Na sua última visita à Amazônia brasileira ao lado de Lula, deve ter feito muitas contas sobre quanto lucraria com operações envolvendo créditos de carbono. Seu pequeno laboratório na Guiana Francesa deve estar a 1.000 com o petróleo da Margem Equatorial, até agora proibido por aqui pelos burocratas do Ibama.
Líderes como João Martins, a senadora Tereza Cristina, ex-ministra da Agricultura, e o deputado Pedro Lupion, da Frente Parlamentar da Agropecuária, sabem muito bem que o Brasil e o Mercosul são a saída para matar a fome de uma Europa cada vez menos eficiente, menos capaz de produzir em larga escala e mais ocupada por imigrantes. Até os vinhos de Chile e Argentina superam os europeus.
O protecionismo exagerado criará distorções, igual quando, por puro protecionismo, no Brasil foi proibida a importação de produtos de informática e o contrabando floresceu. Lá, florescerá o contrabando de comida boa e barata produzida pelo Mercosul.
Fica difícil resolver qualquer impasse quando o atual governo abre mão da diplomacia profissional em troca da diplomacia ideológica, a qual cria mais problemas que soluções. Sabemos da dificuldade do Itamaraty em lidar com os franceses, pois Macron apoiou a eleição de Lula e era abertamente contra Bolsonaro, dentre outras coisas pelas grosserias desferidas contra sua mulher Brigitte.
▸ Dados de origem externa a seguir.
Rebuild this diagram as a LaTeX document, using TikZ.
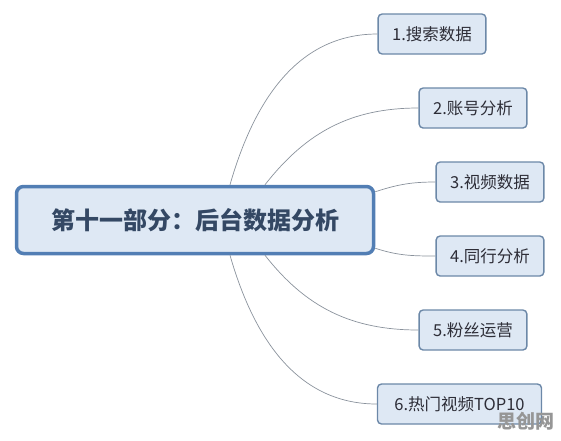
\documentclass[tikz,border=0pt]{standalone}
\usepackage{fontspec}
\setmainfont{Noto Sans CJK SC}
\usetikzlibrary{positioning,calc}
\definecolor{MapSlate}{RGB}{52,72,100}
\definecolor{MapInk}{RGB}{45,45,55}
\definecolor{MapBlue}{RGB}{82,126,180}
\definecolor{MapEdge}{RGB}{108,136,168}
\definecolor{MapSoft}{RGB}{222,232,244}
\definecolor{MapLine}{RGB}{138,146,156}
\definecolor{MapMark}{RGB}{150,150,150}
\tikzset{
  map box/.style={
    fill=MapSoft,
    align=center,
    inner sep=0pt
  },
  map root/.style={map box, draw=MapBlue, line width=3.5pt, rounded corners=7pt,
    minimum width=357pt, minimum height=67pt, text=MapSlate, font=\fontsize{24}{28}\selectfont\bfseries},
  map leaf/.style={map box, draw=MapEdge, line width=1.4pt, rounded corners=4pt,
    minimum height=40pt, inner xsep=14pt, text=MapInk, font=\fontsize{16.5}{19}\selectfont},
  map branch/.style={line width=0.7pt, MapLine},
  map mark/.style={font=\fontsize{19}{22}\selectfont\bfseries, text=MapMark}
}

\begin{document}
\begin{tikzpicture}[x=1pt,y=-1pt]
\useasboundingbox (0,0) rectangle (561,440);
\node[map root] (main) at (195,220) {第十一部分：后台数据分析};
\node[map leaf] (search) at (432,34) {1.搜索数据};
\node[map leaf] (account) at (473,108) {2.账号分析};
\node[map leaf] (video) at (490,182) {3.视频数据};
\node[map leaf] (peer) at (490,256) {4.同行分析};
\node[map leaf] (fans) at (473,330) {5.粉丝运营};
\node[map leaf, minimum width=164pt] (hot) at (459.5,404) {6.热门视频TOP10};
\node[map mark] (mark) at (526,421) {思创网};
\draw[map branch] ([xshift=35pt]main.north) to[out=74,in=180] (search.west);
\draw[map branch] ([xshift=70pt]main.north) to[out=52,in=180] (account.west);
\draw[map branch] ([yshift=-7pt]main.north east) to[out=18,in=180] (video.west);
\draw[map branch] ([yshift=7pt]main.south east) to[out=-18,in=180] (peer.west);
\draw[map branch] ([xshift=70pt]main.south) to[out=-52,in=180] (fans.west);
\draw[map branch] ([xshift=35pt]main.south) to[out=-74,in=180] (hot.west);
\end{tikzpicture}
\end{document}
Não será com bravatas do tipo “a França não apita nada” que Lula irá fazer valer o acordo com o Mercosul, o qual ele pretende assinar no Uruguai no mês que vem. Mesmo que seja dado um passo na assinatura, ainda haverá um longo caminho até virar realidade.
Lula poderia lembrar das atrocidades e dos genocídios (assim mesmo no plural) cometidos pelos franceses na África e no Caribe, como fez com Israel. Mas Macron é gente boa, apesar do passado de colonialismo e dominação com muito sangue, tiro e porrada. Não podemos esquecer quem eles foram e são de verdade.
E há ainda um componente político forte: os recentes protestos de produtores rurais em toda Europa assanhou a direita, vencedora em Áustria, Suécia, Holanda e deu uma sinuca de bico no chanceler alemão Olaf Scholz obrigando-o a convocar eleições no início de 2025. E nunca é tarde para lembrar que Donald Trump vem aí.